In this issue, Professor X detected a new mutant in the area and sent the X-Men out to recruit him. After a few false starts, they identified a side-show strongman with superhuman strength and impenetrable skin going by the name the Blob. They offered the Blob membership but he refused and shortly returned with an army of circus performers who planned on seizing Xavier's mansion and selling off any secrets they found. They quickly overpowered the X-Men but the X-Men regrouped with the help of Professor X and won the rematch.
The comic was done by Stan Lee and Jack Kirby near the top of their game. Stan was the first comic writer to give his characters real personality and all six X-Men (including the Professor) were well-defined from the beginning.

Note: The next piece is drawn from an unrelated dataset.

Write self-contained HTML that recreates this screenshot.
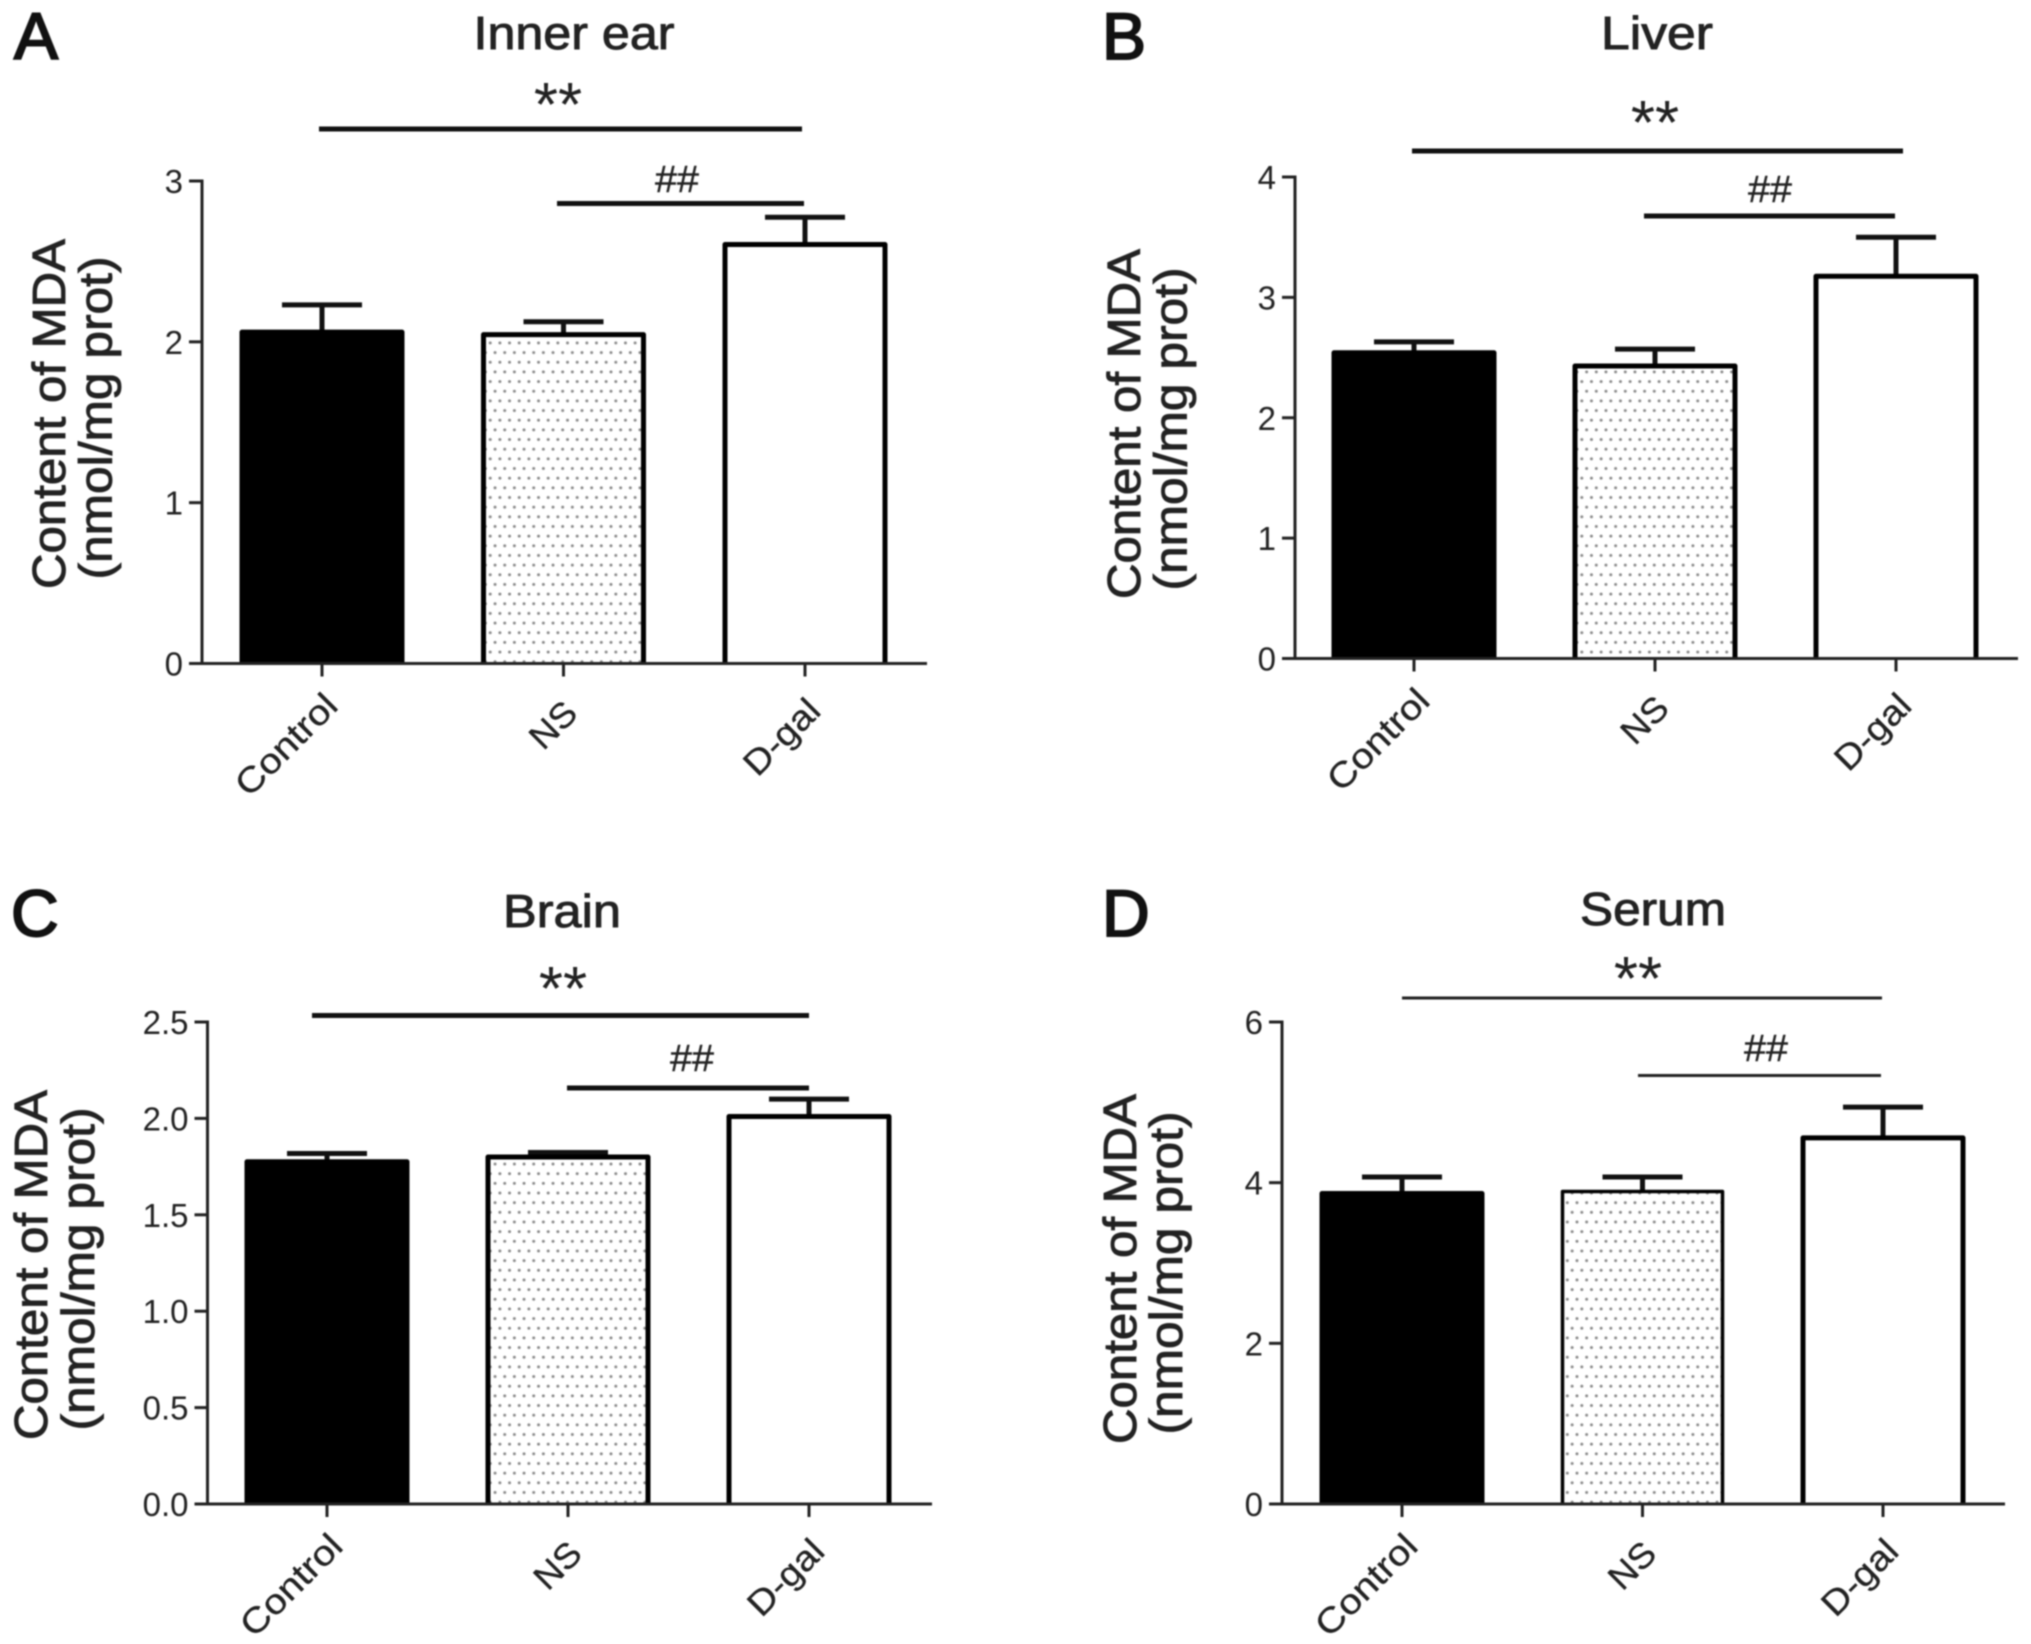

While Kirby is best-remembered as a "cosmic" artist, he was also one of the all-time masters of every-day life. Where the fantastic Four were travelling through time and space, the X-Men were grounded in reality. A couple of issues later they rented a sailing ship to go hunting for Magneto and Kirby rendered the ship in amazing detail. Again, no one else in comics at the time was doing anything like this.
It didn't last. The X-Men graduated (from high school? college?) fairly quickly. The book moved to a monthly schedule instead of bi-monthly and new creative teams took over. The school/sports team aspect was lost as were the contemporary touches such as Beast and Ice Man hanging around a coffee house listening to bad beatnik poetry.
In general the writing and art was uninspired. There were a couple of exceptions.
The first came when Jim Steranko did a short run on the strip in a plot involving Magneto, his "daughter" Polaris, and an island of mutants.
The second high point came when Roy Thomas and Neal Adams teamed up on the strip. Thomas had been writing it for a while but was weighed down by lackluster art. With Adams, they created some of the best comics of the 1960s. One plot-line in particular featured the return of the Sentinels, giant mutant-hunting robots. They captured nearly every known mutant before being defeated by Cyclops who used a logic paradox worthy of Captain Kirk.
Sadly, the comic was cancelled shortly afterwards. If came back as a reprint book for a few years before being revived in the mid-1970s as the New X-Men. Except for Cyclops, the team was replaced with a new team. The new members were older and more experienced and the original teens in school concept was lost for good. There have been attempts at reviving it over the years with spin-offs but these have never been as artistically successful.